Verschüttete Stimmen (I): Christian Wagner

Auch abseits ausgetretener Pfade, die zu Monumenten führen, findet man manch schöne Blume – manchmal sogar verwachsene Marmorbilder und von der Zeit verschüttete Giganten. Die Reihe „Verschütte Stimmen“ regt an, verkannte und zu Unrecht vergessene Dichter zu entdecken und auszugraben. Die kurzen Hinführungen und die einzelnen Gedichte sind gedacht als Wegweiser zu diesen Dichtern.

Seit es Gedichte gibt, kennt das Publikum die Sehnsucht nach dem bukolischen Dichter, der aus der Schlichtheit seiner Natur heraus unverbildete Verse singt. Doch gerade in der neueren Zeit dominiert der poeta doctus, der Dandy, der an der großstädtischen Kultur partizipiert und Teil der „Literaturszene“ ist.

Christian Wagner (1835–1918) bildet hier eine Ausnahme. Er, der in dem schwäbischen Dorf Warmbronn zur Welt kam und ebendort auch starb, arbeitete als Kleinbauer und schrieb Verse in seiner freien Zeit. Sicher wäre es falsch, Wagners literarische Bildung zu unterschätzen; besonders sein schwäbischer Landsmann Schiller faszinierte ihn tief. Auch hat Wagner für sein Schaffen schon zu Lebzeiten durchaus Anerkennung, ja Bewunderung erfahren. Doch erhielt er keine höhere Schulbildung, ließ sich niemals einer literarischen Schule oder einer bestimmten „Richtung“ zuordnen und wurde nicht Teil des Literaturbetriebs. Er blieb ein Außenseiter. Jugendstil, Symbolismus, Expressionismus … all diese „Strömungen“ schienen an Christian Wagner vorbeizufließen wie an einem großen Riff.
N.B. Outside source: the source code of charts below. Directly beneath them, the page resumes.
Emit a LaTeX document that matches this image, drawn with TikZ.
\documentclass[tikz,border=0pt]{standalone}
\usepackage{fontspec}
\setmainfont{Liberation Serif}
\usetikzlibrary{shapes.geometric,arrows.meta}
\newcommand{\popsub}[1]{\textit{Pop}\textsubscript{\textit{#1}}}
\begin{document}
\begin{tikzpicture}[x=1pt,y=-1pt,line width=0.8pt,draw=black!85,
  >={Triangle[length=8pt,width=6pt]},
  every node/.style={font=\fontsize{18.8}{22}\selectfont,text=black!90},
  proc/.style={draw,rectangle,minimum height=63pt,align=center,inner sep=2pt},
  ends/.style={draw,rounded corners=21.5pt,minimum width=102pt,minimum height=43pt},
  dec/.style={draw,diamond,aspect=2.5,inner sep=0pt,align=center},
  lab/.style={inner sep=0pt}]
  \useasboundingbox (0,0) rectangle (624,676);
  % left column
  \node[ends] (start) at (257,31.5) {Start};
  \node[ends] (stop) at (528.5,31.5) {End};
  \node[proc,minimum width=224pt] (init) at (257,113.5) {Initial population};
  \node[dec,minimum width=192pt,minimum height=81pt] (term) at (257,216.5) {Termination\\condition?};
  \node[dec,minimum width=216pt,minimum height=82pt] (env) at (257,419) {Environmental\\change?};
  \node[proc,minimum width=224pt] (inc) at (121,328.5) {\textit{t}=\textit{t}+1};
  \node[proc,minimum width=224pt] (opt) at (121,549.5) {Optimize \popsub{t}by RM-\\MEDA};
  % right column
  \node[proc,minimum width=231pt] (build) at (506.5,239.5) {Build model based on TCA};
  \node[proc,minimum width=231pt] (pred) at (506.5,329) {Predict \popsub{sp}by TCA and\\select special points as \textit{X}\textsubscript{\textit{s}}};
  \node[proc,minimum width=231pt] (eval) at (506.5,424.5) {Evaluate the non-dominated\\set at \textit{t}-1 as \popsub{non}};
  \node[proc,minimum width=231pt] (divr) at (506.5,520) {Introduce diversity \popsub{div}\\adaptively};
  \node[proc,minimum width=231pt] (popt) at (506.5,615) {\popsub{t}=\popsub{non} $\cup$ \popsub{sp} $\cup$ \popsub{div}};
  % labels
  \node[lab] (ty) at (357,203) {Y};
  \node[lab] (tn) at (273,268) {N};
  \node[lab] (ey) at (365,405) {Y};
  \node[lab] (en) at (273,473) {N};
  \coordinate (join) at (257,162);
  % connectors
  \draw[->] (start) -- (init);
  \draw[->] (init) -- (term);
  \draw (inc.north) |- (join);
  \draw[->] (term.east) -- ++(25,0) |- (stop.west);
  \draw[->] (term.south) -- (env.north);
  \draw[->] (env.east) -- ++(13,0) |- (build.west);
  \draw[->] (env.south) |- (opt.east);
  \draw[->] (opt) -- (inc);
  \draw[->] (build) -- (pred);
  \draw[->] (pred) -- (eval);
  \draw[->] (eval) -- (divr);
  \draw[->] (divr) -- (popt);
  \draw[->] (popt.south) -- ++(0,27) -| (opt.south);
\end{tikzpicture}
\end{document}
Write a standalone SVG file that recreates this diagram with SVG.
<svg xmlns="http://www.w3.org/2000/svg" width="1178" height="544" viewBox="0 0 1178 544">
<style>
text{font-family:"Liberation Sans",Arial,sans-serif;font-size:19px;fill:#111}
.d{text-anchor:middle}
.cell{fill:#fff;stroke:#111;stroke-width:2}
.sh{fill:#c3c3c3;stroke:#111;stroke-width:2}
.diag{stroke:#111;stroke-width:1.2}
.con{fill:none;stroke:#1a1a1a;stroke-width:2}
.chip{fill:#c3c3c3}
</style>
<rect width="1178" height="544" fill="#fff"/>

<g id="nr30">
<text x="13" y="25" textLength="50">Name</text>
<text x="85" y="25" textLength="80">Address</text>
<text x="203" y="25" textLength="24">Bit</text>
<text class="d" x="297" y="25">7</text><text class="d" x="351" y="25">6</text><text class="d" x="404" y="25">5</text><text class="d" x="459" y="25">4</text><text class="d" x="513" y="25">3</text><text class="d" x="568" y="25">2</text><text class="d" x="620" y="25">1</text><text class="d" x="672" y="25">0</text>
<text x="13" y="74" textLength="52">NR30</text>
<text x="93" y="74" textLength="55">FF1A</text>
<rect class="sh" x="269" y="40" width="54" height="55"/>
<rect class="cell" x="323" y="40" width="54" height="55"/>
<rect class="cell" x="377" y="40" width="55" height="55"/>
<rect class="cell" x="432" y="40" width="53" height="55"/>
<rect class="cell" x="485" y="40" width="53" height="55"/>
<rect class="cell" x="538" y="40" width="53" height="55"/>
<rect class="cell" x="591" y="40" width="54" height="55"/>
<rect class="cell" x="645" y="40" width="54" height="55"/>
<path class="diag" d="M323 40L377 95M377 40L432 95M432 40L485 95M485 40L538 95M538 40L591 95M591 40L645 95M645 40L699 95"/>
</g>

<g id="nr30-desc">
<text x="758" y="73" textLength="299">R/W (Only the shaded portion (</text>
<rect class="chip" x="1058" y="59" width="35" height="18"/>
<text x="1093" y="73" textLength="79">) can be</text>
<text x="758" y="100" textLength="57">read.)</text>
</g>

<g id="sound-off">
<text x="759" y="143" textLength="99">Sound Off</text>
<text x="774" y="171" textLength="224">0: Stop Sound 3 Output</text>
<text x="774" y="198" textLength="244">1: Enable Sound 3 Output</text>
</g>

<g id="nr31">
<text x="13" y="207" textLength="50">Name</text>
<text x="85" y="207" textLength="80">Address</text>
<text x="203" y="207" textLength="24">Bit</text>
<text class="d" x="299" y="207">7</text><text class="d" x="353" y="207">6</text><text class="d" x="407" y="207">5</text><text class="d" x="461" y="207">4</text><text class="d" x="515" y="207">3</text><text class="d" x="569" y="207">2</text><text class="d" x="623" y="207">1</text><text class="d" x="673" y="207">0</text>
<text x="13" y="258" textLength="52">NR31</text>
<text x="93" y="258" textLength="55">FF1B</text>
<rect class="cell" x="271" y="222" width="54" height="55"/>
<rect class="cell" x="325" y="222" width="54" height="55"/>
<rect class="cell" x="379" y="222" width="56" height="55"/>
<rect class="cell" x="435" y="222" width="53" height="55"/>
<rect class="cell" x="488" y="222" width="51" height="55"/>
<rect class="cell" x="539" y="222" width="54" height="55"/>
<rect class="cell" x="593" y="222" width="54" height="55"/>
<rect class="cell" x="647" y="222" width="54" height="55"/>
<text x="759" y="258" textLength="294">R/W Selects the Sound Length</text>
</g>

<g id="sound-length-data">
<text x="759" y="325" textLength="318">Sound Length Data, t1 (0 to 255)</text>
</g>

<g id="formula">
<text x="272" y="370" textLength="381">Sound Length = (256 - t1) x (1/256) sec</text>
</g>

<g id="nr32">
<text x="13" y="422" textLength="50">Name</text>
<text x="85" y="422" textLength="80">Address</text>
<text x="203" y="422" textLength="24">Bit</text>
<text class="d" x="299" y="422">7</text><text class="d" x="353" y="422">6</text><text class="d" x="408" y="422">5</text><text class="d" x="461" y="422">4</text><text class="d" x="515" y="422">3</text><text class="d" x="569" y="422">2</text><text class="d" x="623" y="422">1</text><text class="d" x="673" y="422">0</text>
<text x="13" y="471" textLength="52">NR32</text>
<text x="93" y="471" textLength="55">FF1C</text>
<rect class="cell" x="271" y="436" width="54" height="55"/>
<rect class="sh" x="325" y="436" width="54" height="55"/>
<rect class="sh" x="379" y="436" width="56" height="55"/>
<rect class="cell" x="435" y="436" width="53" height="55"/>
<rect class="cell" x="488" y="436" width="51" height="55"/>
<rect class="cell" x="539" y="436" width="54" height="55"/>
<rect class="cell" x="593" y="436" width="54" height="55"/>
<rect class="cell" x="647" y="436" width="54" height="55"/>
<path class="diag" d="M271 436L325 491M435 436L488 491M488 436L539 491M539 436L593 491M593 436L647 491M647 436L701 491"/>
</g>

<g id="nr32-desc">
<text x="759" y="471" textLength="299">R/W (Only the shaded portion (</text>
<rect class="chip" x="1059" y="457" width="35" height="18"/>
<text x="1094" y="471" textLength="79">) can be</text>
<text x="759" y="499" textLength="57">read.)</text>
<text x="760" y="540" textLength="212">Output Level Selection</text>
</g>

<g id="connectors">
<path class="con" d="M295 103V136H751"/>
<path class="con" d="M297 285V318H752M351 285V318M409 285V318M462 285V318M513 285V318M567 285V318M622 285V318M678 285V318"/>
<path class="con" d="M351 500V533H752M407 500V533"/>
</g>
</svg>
Hermann Hesse gab schon 1913 einen Auswahlband mit Gedichten Wagners heraus. Auch in jüngerer Zeit gab es bekannte Fürsprecher wie Albrecht Goes und Peter Handke. Doch ist Wagner nie über den Status eines „Geheimtipps“ hinausgekommen. Vielleicht ist das auch gut so, denn er schrieb nicht für die Masse, sondern für die „happy few“, die seine eigensinnige und häufig eigenartige Dichtung zu würdigen verstanden. Wer sich darauf einlässt, der wird reich belohnt mit Ausblicken in eine ganze Welt mit eigener Mythologie und einer Sprache, die bis in Details der Rechtschreibung und Zeichensetzung den Stempel eines eigenständigen Geistes von großer Kraft trägt.

Es könnte sein, dass Wagner aufgrund der ökologischen Frage heute wieder an Bedeutung gewinnt, denn er trat für die Sakralität der Natur und für die „Schonung alles Lebendigen“ ein. Das hier ausgewählte Gedicht zeigt beispielhaft Wagners undogmatische Gläubigkeit, seine Naturliebe und Naturfrömmigkeit sowie seine Beschreibungskunst mithilfe verschiedenster Metaphern.

Ostersamstag

Wie die Frauen
Zions wohl dereinst beim matten Grauen
Jenes Trauertags beisammen standen,
Worte nicht mehr, nur noch Tränen fanden;

So noch heute,
Stehen als in ferne Zeit verstreute
Bleiche Zionstöchter, Anemonen,
In des Nordens winterlichen Zonen:

Vom Gewimmel
Dichter Flocken ist er trüb der Himmel;
Traurig stehen sie die Köpfchen hängend,
Und in Gruppen sich zusammendrängend.

Also einsam,
Zehn und zwölfe hier so leidgemeinsam,
Da und dort verstreut auf grauer Oede,
Weiße Tüchlein aufgebunden Jede.

Also trauernd,
Innerlich vor Frost zusammenschauernd,
Stehn alljährlich sie als Klagebildniß,
In des winterlichen Waldes Wildniß.
Christian Wagner blickt aus dem Fenster, 1915.